Late in the show he links up with the Big Bopper (Steve Dorsett) and Ritchie Valens (Miguel Angel) - who died with Holly in the crash - and that was the opportunity for their memorable hits, Chantilly Lace and La Bamba, to thrill the customers.

There is an amusing section when Buddy and his musicians perform at the Apollo Theatre in Harlem - where white men feared to tread - and the audience loved them.

The story shows how Holly parted company with his band, The Crickets, and also how he married music publishing company receptionist Maria Elena Santiago after proposing to her within minutes of their meeting. She subsequently warned her husband after suffering nightmares about him being involved in a tragic accident.
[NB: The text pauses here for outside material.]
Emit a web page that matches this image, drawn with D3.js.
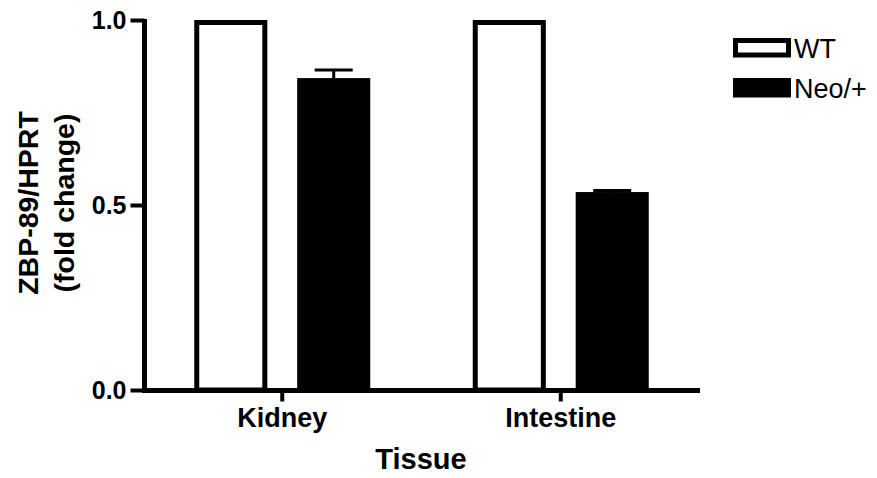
<!DOCTYPE html>
<html>
<head>
<meta charset="utf-8">
<script src="https://cdn.jsdelivr.net/npm/d3@7"></script>
<style>
  body { margin: 0; background: #fff; }
  svg { display: block; font-family: "Liberation Sans", Arial, sans-serif; }
</style>
</head>
<body>
<div id="chart"></div>
<script>
// data
var tissues = ["Kidney", "Intestine"];
var groups = ["WT", "Neo/+"];
var wtValues = [1.0, 1.0];
var neoValues = [0.843, 0.535];
var neoErrors = [0.022, 0.004];
var yTicks = [0.0, 0.5, 1.0];

var width = 877, height = 478;
var svg = d3.select("#chart").append("svg")
    .attr("width", width)
    .attr("height", height);

// x / y scales
var x = d3.scaleBand().domain(tissues).range([143, 700]).padding(0);
var xs = d3.scaleBand().domain(groups).range([-88, 88]).paddingInner(0.29);
var y = d3.scaleLinear().domain([0, 1]).range([390, 20]);

var rows = [];
tissues.forEach(function (t, i) {
    rows.push({tissue: t, group: "WT", value: wtValues[i], err: 0});
    rows.push({tissue: t, group: "Neo/+", value: neoValues[i], err: neoErrors[i]});
});

var sw = 5;

// bars (outer edge of the stroke sits on the value)
svg.append("g")
    .selectAll("rect")
    .data(rows)
    .enter().append("rect")
    .attr("x", function (d) { return x(d.tissue) + x.bandwidth() / 2 + xs(d.group) + sw / 2; })
    .attr("y", function (d) { return y(d.value) + sw / 2; })
    .attr("width", xs.bandwidth() - sw)
    .attr("height", function (d) { return y(0) - y(d.value) - sw / 2; })
    .attr("fill", function (d) { return d.group == "WT" ? "#fff" : "#000"; })
    .attr("stroke", "#000")
    .attr("stroke-width", sw);

// error bars (upper only)
var errs = svg.append("g")
    .selectAll("g")
    .data(rows.filter(function (d) { return d.err > 0; }))
    .enter().append("g")
    .attr("transform", function (d) {
        return "translate(" + (x(d.tissue) + x.bandwidth() / 2 + xs(d.group) + xs.bandwidth() / 2) + ",0)";
    });

errs.append("line")
    .attr("x1", 0).attr("x2", 0)
    .attr("y1", function (d) { return y(d.value) + 1; })
    .attr("y2", function (d) { return y(d.value + d.err); })
    .attr("stroke", "#000")
    .attr("stroke-width", 3);

errs.append("line")
    .attr("x1", -19).attr("x2", 19)
    .attr("y1", function (d) { return y(d.value + d.err); })
    .attr("y2", function (d) { return y(d.value + d.err); })
    .attr("stroke", "#000")
    .attr("stroke-width", 3);

// y axis
var yAxis = svg.append("g")
    .attr("transform", "translate(144.5,0)")
    .call(d3.axisLeft(y).tickValues(yTicks).tickFormat(d3.format(".1f"))
        .tickSize(14).tickSizeOuter(0).tickPadding(4));
yAxis.select(".domain").attr("stroke-width", sw).attr("d", "M0,390V19");
yAxis.selectAll(".tick line").attr("stroke-width", 4);
yAxis.selectAll("text")
    .attr("font-size", 25)
    .attr("font-weight", "bold")
    .attr("font-family", "Liberation Sans, Arial, sans-serif")
    .attr("fill", "#000");

// x axis
var xAxis = svg.append("g")
    .attr("transform", "translate(0,390.5)")
    .call(d3.axisBottom(x).tickSize(11).tickSizeOuter(0).tickPadding(6));
xAxis.select(".domain").attr("stroke-width", sw).attr("d", "M142,0H700");
xAxis.selectAll(".tick line").attr("stroke-width", 4);
xAxis.selectAll("text")
    .attr("font-size", 27)
    .attr("font-weight", "bold")
    .attr("font-family", "Liberation Sans, Arial, sans-serif")
    .attr("fill", "#000");

// axis titles
svg.append("text")
    .attr("x", 421)
    .attr("y", 469)
    .attr("text-anchor", "middle")
    .attr("font-size", 29)
    .attr("font-weight", "bold")
    .text("Tissue");

var yTitle = svg.append("g")
    .attr("transform", "translate(0,203) rotate(-90)")
    .attr("text-anchor", "middle")
    .attr("font-size", 28.5)
    .attr("font-weight", "bold");
yTitle.append("text").attr("x", 0).attr("y", 38).text("ZBP-89/HPRT");
yTitle.append("text").attr("x", 0).attr("y", 74).text("(fold change)");

// legend
var legend = svg.append("g")
    .selectAll("g")
    .data(groups)
    .enter().append("g")
    .attr("transform", function (d, i) { return "translate(733," + (38 + i * 40) + ")"; });

legend.append("rect")
    .attr("x", 2.5)
    .attr("y", 2.5)
    .attr("width", 53)
    .attr("height", 14.5)
    .attr("fill", function (d) { return d == "WT" ? "#fff" : "#000"; })
    .attr("stroke", "#000")
    .attr("stroke-width", sw);

legend.append("text")
    .attr("x", 61)
    .attr("y", 19.5)
    .attr("font-size", 27)
    .text(function (d) { return d; });
</script>
</body>
</html>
A super show in which the pace never dips. to 19.11.11

Paul Marston

Buddy is not a particularly informative show about the life of Holly, and a lot of the information less than accurate - The Crickets did not appear on the scene until after the unsuccessful early Decca rockabilly recordings for example and while True Love Ways was written for his wife it certainly wasn't knocked off then sung to her as he waited for the taxi to take him on his final, fateful tour. It was in fact recorded some four months before he died.

Even the details of the fateful plane crash on 3 February 1959 do not give the full story. Ritchie Valens did wangle himself a seat on Holly's chartered plane on the toss of a coin but much more interesting was the fact that Holly's bass player, one Waylon Jennings, nobly gave up his seat not to Richie Valens but to J P Richardson because The Big Bopper was suffering  from a bad cold which would not be helped by a night shivering on a tour bus.

As the group joked after the concert Holly told Jennings that he hoped that his tour bus froze up and Jennings quipped back that he hoped Holly's plane crashed.

It was an innocent remark in jest that was to haunt Jennings for the rest of his life.